In the protocol, the client sends the maximum version that it supports, then the server chooses. Currently defined versions are 3.0, 3.1, 3.2 and 3.3 (SSL 3.1 is TLS 1.0, SSL 3.2 is TLS 1.1, and SSL 3.3 is TLS 1.2). This method of negotiating the protocol version assumes that the client supports a whole, continuous range of protocol versions, i.e. all versions from the beginning of times up to the one it indicates in its ClientHello
. There is no way, in standard SSL/TLS for the client to, for instance, say that it accepts TLS 1.0 and TLS 1.2 but not TLS 1.1.
Since the server merely states which version it will use, then the server is free in its support choices. When a server is "configured to support TLS 1.2", then it means that the server will support that protocol version, but it does not say whether it will support previous versions as well.

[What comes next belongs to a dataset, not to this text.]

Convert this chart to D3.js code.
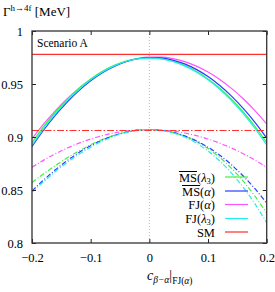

Usually, servers that "support TLS 1.2" are also able to use TLS 1.1 and TLS 1.0. Most of them also used to support SSL 3.0 but this support is disappearing because SSL 3.0 has an unfixable protocol flaw. A further trend is to look at TLS 1.0 with some suspicion (mainly due to the BEAST attack, though it does not work anymore) and some servers are beginning to cease to support it as well. Some even reject TLS 1.1 because they tolerate only the "GCM" cipher suites, that do not exist in TLS prior to TLS 1.2.